Type 3A.
After the coup d'etat of April 29–30, 1918 and the rise to power of Hetman P. Skoropadskyi, the People's Republic was abolished, and Ukraine was proclaimed the Ukrainian State. The Ukrainian postal administration had significant stocks of such stamps. In order to use them and to prevent stamps of the same type from entering from other regions—which would have harmed the Ukrainian treasury—on August 20, 1918 the Hetmanate Ministry of Posts decided to overprint all available stocks of Russian stamps with the Ukrainian state coat of arms, the trident of Saint Volodymyr.
It was impossible to do this centrally under civil-war conditions.

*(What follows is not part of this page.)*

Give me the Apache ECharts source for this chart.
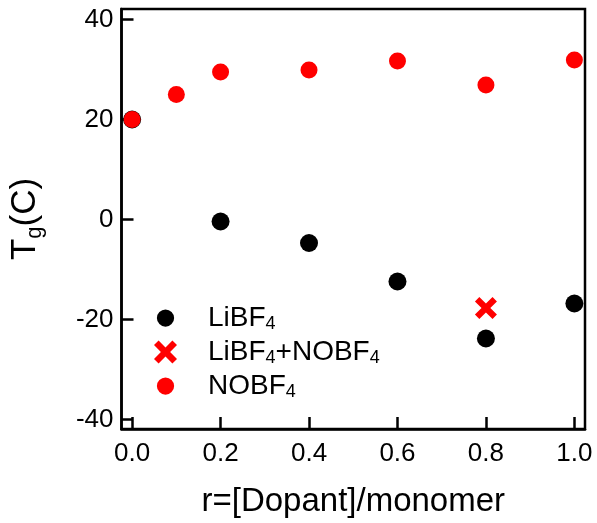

Therefore, the overprints were applied by local authorities simultaneously in all postal districts, using the available technical means, often by hand. This led to a great variety of types and graphic styles of the overprints.
Research identified 52 main types of tridents, 68 variants, and 13 printing errors—133 principal varieties in total. Overprints were produced in six postal districts: Kyiv, Poltava, Kharkiv, Katerynoslav, Odesa, and Podillia.
Ukrainian provisional postage stamps began to be forged as early as late 1918 in southern Ukraine, and later the forgeries were produced by speculators abroad. They counterfeited overprints and postal cancellations and even created non-existent denominations, so-called “fantasy” issues. The Union of Philatelists of Ukraine in Germany successfully identified these forgeries.